THE TASK: Copy whichever lines contain the string "with".

[INPUT FOR THIS TASK start]

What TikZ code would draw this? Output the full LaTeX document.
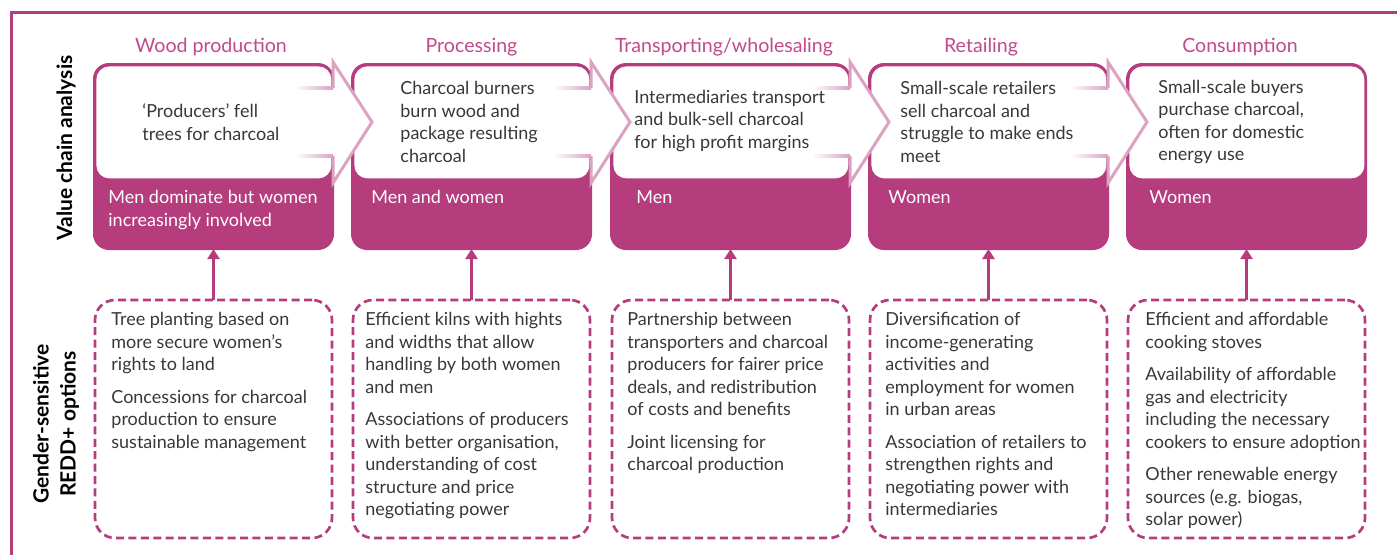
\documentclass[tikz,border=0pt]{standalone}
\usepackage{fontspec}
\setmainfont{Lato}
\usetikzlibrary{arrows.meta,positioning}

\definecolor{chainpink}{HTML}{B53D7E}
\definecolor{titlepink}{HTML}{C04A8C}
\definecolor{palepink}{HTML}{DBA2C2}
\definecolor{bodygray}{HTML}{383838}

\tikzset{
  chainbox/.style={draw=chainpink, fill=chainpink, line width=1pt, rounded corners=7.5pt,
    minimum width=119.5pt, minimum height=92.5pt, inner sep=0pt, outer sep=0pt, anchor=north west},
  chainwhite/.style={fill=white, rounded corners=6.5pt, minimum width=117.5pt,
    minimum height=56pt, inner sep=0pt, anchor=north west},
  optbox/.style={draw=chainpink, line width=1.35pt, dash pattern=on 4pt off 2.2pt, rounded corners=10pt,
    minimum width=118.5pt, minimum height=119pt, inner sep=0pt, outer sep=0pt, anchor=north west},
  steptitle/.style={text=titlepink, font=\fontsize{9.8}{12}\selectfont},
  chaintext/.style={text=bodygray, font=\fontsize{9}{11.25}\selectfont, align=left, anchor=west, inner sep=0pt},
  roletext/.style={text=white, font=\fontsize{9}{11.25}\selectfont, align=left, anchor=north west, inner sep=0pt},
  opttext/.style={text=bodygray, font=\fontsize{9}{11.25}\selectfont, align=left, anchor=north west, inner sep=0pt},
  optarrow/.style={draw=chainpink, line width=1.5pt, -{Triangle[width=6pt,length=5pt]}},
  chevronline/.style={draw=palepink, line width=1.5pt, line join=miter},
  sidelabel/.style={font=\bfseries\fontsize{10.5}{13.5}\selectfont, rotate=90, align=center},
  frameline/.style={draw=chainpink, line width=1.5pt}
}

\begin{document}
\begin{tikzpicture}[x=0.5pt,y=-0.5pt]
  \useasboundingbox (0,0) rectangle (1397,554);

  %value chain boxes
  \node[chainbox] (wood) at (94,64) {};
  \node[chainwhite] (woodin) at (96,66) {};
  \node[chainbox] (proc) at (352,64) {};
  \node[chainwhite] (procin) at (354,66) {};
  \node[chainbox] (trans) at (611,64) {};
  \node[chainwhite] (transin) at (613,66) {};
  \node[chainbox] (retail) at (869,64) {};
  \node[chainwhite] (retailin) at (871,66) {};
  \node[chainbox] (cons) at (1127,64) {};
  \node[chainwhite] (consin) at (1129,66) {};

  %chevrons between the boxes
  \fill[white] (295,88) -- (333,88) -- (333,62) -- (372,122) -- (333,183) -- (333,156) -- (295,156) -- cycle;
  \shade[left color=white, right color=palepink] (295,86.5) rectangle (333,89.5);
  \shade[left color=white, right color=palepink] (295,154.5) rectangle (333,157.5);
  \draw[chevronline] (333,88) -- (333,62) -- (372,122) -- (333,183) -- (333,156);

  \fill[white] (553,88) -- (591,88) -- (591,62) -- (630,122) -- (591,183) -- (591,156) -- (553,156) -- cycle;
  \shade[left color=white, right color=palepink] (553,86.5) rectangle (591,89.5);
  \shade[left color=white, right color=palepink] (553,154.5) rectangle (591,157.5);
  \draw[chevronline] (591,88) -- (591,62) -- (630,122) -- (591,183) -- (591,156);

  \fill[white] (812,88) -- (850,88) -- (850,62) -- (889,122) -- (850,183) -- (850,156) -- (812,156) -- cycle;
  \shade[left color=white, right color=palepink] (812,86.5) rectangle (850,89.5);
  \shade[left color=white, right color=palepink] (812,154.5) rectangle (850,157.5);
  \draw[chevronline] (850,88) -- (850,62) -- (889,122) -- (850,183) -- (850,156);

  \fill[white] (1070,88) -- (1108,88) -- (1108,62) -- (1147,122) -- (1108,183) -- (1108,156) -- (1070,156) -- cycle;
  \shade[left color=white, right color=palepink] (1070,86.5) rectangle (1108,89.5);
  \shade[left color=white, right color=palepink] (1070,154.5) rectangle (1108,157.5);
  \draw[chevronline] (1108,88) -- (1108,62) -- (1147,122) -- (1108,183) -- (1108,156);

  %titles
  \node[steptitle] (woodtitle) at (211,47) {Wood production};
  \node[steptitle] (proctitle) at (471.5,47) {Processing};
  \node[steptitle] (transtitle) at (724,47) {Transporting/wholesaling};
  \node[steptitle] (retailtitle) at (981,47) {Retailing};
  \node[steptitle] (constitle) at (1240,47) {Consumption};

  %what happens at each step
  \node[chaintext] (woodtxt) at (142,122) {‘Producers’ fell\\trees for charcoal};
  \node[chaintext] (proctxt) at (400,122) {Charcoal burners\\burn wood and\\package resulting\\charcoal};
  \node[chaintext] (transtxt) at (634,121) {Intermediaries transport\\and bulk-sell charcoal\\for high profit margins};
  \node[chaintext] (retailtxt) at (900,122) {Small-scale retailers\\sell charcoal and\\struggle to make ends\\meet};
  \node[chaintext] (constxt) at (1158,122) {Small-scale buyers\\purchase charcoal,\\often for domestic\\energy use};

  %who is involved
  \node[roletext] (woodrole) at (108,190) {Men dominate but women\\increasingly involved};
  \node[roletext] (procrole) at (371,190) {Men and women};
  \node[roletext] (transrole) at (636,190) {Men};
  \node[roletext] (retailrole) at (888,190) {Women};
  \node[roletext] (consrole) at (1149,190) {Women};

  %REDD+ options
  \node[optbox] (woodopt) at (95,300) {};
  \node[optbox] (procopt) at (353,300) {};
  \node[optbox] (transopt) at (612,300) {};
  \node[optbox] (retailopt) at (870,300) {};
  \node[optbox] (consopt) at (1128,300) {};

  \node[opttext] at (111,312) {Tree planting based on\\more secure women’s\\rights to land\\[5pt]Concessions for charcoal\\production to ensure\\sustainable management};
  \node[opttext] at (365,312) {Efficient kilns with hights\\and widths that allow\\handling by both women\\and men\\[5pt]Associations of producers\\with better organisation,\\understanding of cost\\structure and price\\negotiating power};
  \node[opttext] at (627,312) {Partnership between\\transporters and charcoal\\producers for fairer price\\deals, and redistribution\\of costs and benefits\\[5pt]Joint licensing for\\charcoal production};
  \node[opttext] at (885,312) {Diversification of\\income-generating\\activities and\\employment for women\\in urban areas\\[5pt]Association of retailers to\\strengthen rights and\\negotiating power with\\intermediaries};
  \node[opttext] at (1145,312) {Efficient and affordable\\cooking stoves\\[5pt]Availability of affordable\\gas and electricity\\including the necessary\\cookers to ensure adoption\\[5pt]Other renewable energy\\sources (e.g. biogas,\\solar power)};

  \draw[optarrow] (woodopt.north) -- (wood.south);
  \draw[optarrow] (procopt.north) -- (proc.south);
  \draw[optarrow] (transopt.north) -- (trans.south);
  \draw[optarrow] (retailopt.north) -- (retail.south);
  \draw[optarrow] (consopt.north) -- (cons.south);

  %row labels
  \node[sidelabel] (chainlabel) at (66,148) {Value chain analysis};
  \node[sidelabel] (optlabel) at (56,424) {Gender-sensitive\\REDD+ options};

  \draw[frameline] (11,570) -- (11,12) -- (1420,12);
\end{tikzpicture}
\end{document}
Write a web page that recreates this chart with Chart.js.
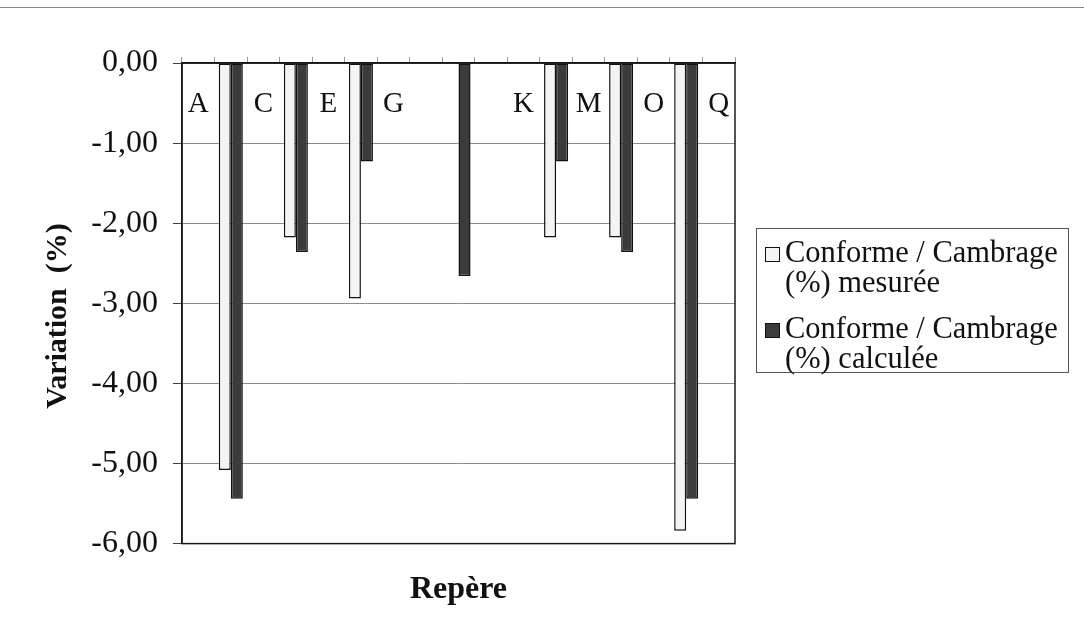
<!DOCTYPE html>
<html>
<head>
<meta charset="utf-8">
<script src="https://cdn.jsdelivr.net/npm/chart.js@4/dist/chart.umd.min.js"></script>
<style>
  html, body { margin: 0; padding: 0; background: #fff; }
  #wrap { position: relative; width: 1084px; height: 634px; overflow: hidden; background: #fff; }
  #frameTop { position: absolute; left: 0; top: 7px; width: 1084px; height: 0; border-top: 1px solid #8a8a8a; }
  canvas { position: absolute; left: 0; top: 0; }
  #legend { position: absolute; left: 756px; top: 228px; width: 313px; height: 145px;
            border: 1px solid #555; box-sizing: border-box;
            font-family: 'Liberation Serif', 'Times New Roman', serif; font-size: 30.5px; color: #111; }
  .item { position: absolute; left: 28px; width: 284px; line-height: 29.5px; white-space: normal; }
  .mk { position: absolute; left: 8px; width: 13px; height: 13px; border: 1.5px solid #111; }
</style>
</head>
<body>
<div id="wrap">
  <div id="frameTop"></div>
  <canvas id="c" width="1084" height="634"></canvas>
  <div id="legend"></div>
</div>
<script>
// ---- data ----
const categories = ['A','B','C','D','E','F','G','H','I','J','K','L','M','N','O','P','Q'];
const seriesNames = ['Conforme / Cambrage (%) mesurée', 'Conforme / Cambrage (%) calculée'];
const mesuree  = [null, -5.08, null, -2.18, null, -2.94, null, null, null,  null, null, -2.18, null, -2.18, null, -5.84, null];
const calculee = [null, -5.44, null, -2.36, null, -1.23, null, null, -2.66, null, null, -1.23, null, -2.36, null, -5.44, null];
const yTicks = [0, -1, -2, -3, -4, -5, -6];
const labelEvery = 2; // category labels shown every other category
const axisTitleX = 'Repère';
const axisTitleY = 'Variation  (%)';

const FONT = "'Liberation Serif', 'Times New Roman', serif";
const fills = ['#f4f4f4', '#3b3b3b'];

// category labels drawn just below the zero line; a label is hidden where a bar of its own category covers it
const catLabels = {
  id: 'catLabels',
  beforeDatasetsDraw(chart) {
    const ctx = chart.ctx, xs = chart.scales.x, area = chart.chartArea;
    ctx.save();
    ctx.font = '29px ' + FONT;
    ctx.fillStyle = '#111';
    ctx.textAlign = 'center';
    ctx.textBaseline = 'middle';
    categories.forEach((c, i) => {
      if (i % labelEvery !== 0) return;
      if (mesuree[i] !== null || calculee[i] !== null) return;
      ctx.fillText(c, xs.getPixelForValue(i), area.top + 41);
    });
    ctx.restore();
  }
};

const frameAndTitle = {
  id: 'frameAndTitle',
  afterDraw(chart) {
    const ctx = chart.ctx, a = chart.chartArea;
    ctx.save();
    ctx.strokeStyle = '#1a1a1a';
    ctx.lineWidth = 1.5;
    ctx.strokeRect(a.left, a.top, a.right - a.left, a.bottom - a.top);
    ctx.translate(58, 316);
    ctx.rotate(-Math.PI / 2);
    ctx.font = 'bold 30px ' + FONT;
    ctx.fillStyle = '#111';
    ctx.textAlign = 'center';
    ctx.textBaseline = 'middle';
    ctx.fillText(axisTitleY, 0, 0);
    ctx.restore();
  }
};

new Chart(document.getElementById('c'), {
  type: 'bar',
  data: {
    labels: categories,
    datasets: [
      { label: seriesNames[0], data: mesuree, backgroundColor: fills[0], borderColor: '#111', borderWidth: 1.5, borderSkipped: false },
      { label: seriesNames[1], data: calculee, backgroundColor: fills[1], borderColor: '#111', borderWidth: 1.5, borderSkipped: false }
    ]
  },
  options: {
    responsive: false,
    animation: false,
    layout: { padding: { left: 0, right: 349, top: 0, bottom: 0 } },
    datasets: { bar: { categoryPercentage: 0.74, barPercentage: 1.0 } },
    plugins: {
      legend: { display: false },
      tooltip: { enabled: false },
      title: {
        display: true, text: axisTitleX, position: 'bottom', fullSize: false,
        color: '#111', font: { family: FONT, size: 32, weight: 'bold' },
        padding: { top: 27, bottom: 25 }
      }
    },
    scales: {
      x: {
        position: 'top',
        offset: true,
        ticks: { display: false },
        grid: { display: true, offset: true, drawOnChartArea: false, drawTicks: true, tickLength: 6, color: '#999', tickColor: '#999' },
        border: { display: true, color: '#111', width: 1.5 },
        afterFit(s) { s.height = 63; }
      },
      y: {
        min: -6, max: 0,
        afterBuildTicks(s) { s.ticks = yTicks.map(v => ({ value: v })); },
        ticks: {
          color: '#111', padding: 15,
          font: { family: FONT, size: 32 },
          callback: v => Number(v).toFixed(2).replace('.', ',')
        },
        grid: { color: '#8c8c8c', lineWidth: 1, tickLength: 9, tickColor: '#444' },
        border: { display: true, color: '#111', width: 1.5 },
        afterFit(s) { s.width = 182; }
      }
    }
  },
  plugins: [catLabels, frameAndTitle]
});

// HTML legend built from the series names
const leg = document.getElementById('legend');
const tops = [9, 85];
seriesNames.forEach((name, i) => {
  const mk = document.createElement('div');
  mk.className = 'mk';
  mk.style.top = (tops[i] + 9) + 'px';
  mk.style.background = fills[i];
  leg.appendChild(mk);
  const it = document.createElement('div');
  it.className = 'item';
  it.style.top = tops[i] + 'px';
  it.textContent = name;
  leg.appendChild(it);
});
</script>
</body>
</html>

[INPUT FOR THIS TASK end]

RESPONSE TO THE EXERCISE:
  \node[opttext] at (365,312) {Efficient kilns with hights\\and widths that allow\\handling by both women\\and men\\[5pt]Associations of producers\\with better organisation,\\understanding of cost\\structure and price\\negotiating power};
  \node[opttext] at (885,312) {Diversification of\\income-generating\\activities and\\employment for women\\in urban areas\\[5pt]Association of retailers to\\strengthen rights and\\negotiating power with\\intermediaries};
Write a web page that recreates this chart with Chart.js.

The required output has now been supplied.